Jonah is in the huff because, having preached that God would destroy Nineveh because of its sin, God has now chosen to be graceful. Jonah seems oblivious to the fact that God has been moved by the effectiveness of Jonah’s preaching. Jonah is grumpy as a consequence of his own success.
I think this teaches us that we must seek to move beyond our personal agendas. If we do something on God’s business, we don’t always know the consequences of it. If our motives are right - in that we do it because we love our God and we love our neighbour, nothing else matters and we mustn’t be diminished or crushed because of someone else’s more self-driven desires.
Help me in everything I do to be focused first and foremost on you and your love for the world. Help me put may vanity and my pride aside so that I can serve you the best I possibly can.
10 When God saw what they did, how they turned from their evil ways, God changed his mind about the calamity that he had said he would bring upon them; and he did not do it.
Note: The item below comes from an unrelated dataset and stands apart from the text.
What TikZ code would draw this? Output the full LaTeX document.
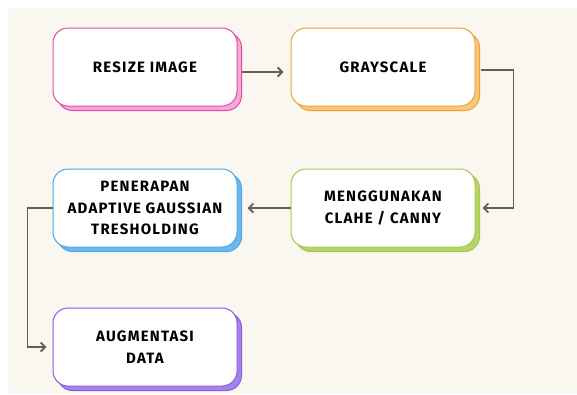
\documentclass[tikz,border=0pt]{standalone}
\usepackage{fontspec}
\setmainfont{Fira Sans}[LetterSpace=8]
\usetikzlibrary{positioning,shadows,arrows.meta}

\definecolor{latar}{HTML}{FAF6F0}
\definecolor{garis}{HTML}{6E5C46}
\definecolor{pinkgaris}{HTML}{D94FA8}
\definecolor{pinkbayang}{HTML}{F8A6D9}
\definecolor{oranyegaris}{HTML}{E8A33D}
\definecolor{oranyebayang}{HTML}{FDC778}
\definecolor{birugaris}{HTML}{4EA8E0}
\definecolor{birubayang}{HTML}{6BB8F2}
\definecolor{hijaugaris}{HTML}{A9C84E}
\definecolor{hijaubayang}{HTML}{B8D466}
\definecolor{ungugaris}{HTML}{8C5FD8}
\definecolor{ungubayang}{HTML}{A683EC}

\begin{document}
\begin{tikzpicture}[x=1pt,y=-1pt]

	\tikzstyle{kotak} = [rectangle, rounded corners=15pt, line width=1pt, fill=white, minimum width=184pt, minimum height=78pt, align=center, text=black, font=\bfseries\fontsize{15}{21.5}\selectfont]
	\tikzstyle{bayang} = [copy shadow={shadow xshift=4.5pt, shadow yshift=-4.5pt, fill=#1bayang, draw=#1garis}, draw=#1garis]
	\tikzstyle{panah} = [-{Straight Barb[length=4.5pt,width=9pt]}, line width=1.8pt, draw=garis]

	\useasboundingbox (0,0) rectangle (577,394);
	\fill[latar] (8,8) rectangle (577,394);

	\node[kotak, bayang=pink] (resize) at (145,67) {RESIZE IMAGE};
	\node[kotak, bayang=oranye, right=53pt of resize] (gray) {GRAYSCALE};
	\node[kotak, bayang=hijau, below=62pt of gray] (canny) {MENGGUNAKAN\\CLAHE / CANNY};
	\node[kotak, bayang=biru, below=62pt of resize] (adaptive) {PENERAPAN\\ADAPTIVE GAUSSIAN\\TRESHOLDING};
	\node[kotak, bayang=ungu, below=60pt of adaptive] (augment) {AUGMENTASI\\DATA};

	\draw[panah] ([xshift=4pt,yshift=-5pt]resize.east) -- ([xshift=-7pt,yshift=-5pt]gray.west);
	\draw[panah] ([xshift=5pt,yshift=-3pt]gray.east) -- ++(33,0) |- ([xshift=7pt]canny.east);
	\draw[panah] (canny.west) -- ([xshift=10pt]adaptive.east);
	\draw[panah] (adaptive.west) -- ++(-25,0) |- ([xshift=-6pt]augment.west);

\end{tikzpicture}
\end{document}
4 1 But this was very displeasing to Jonah, and he became angry. 2 He prayed to the Lord and said, ‘O Lord! Is not this what I said while I was still in my own country? That is why I fled to Tarshish at the beginning; for I knew that you are a gracious God and merciful, slow to anger, and abounding in steadfast love, and ready to relent from punishing. 3 And now, O Lord, please take my life from me, for it is better for me to die than to live.’ 4 And the Lord said, ‘Is it right for you to be angry?’ 5 Then Jonah went out of the city and sat down east of the city, and made a booth for himself there. He sat under it in the shade, waiting to see what would become of the city.
6 The Lord God appointed a bush, and made it come up over Jonah, to give shade over his head, to save him from his discomfort; so Jonah was very happy about the bush. 7 But when dawn came up the next day, God appointed a worm that attacked the bush, so that it withered. 8 When the sun rose, God prepared a sultry east wind, and the sun beat down on the head of Jonah so that he was faint and asked that he might die. He said, ‘It is better for me to die than to live.’
9 But God said to Jonah, ‘Is it right for you to be angry about the bush?’ And he said, ‘Yes, angry enough to die.’ 10 Then the Lord said, ‘You are concerned about the bush, for which you did not labour and which you did not grow; it came into being in a night and perished in a night. 11 And should I not be concerned about Nineveh, that great city, in which there are more than a hundred and twenty thousand people who do not know their right hand from their left, and also many animals?’